Good suggestions. We’re currently making one API call per widget per device - so if we have 5 widgets showing data for 200 devices, that’s potentially 1000 API calls on dashboard load. That’s definitely inefficient. Should we batch all device queries into a single API call, or create separate calls per widget type?

Implement client-side caching with a reasonable TTL. If your telemetry updates every 30-60 seconds, cache the API responses for 20-30 seconds. This prevents redundant queries when users refresh the dashboard or navigate between pages. Use browser localStorage or a state management library to cache responses. Also, add loading indicators so users know data is being fetched rather than seeing blank widgets.

Monitor your API latency using CloudWatch metrics. Track P50, P95, and P99 latencies for your telemetry query endpoint. This will show you if the slowness is consistent or if specific queries are outliers. Also check if your IoT data is indexed properly - slow queries often result from missing indexes on frequently queried fields like device ID or timestamp.

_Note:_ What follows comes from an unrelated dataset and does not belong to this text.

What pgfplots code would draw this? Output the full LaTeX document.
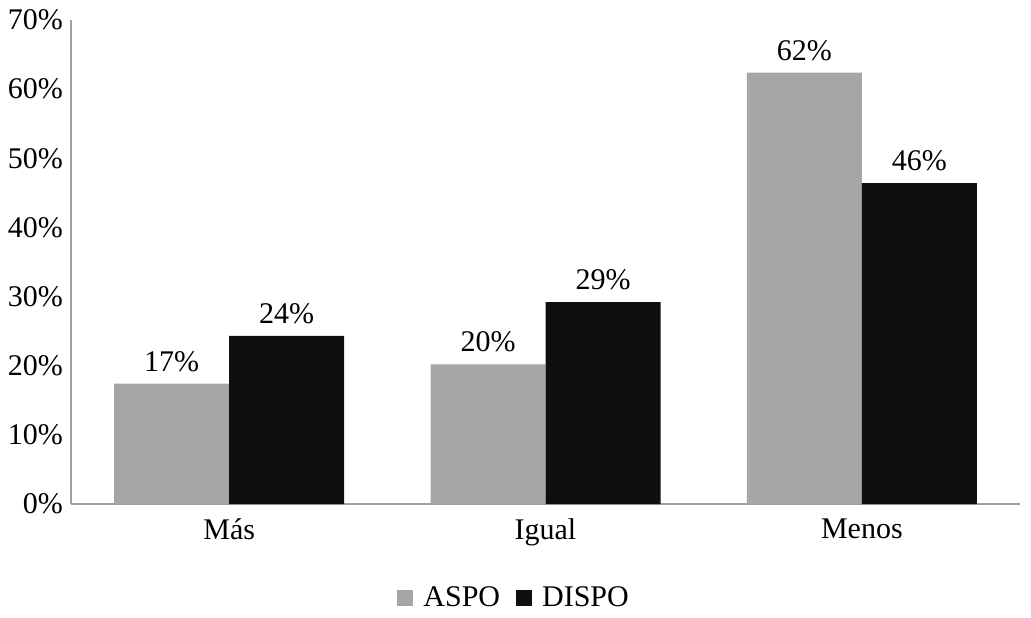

Batch by device, not by widget. Fetch all telemetry data for all 200 devices in one or two API calls (maybe paginated if the response is huge). Then on the client side, distribute that data to the appropriate widgets. This reduces API calls from 1000 to 1-2, dramatically improving load times. Also, make sure your API supports bulk queries - if not, you might need to modify the backend.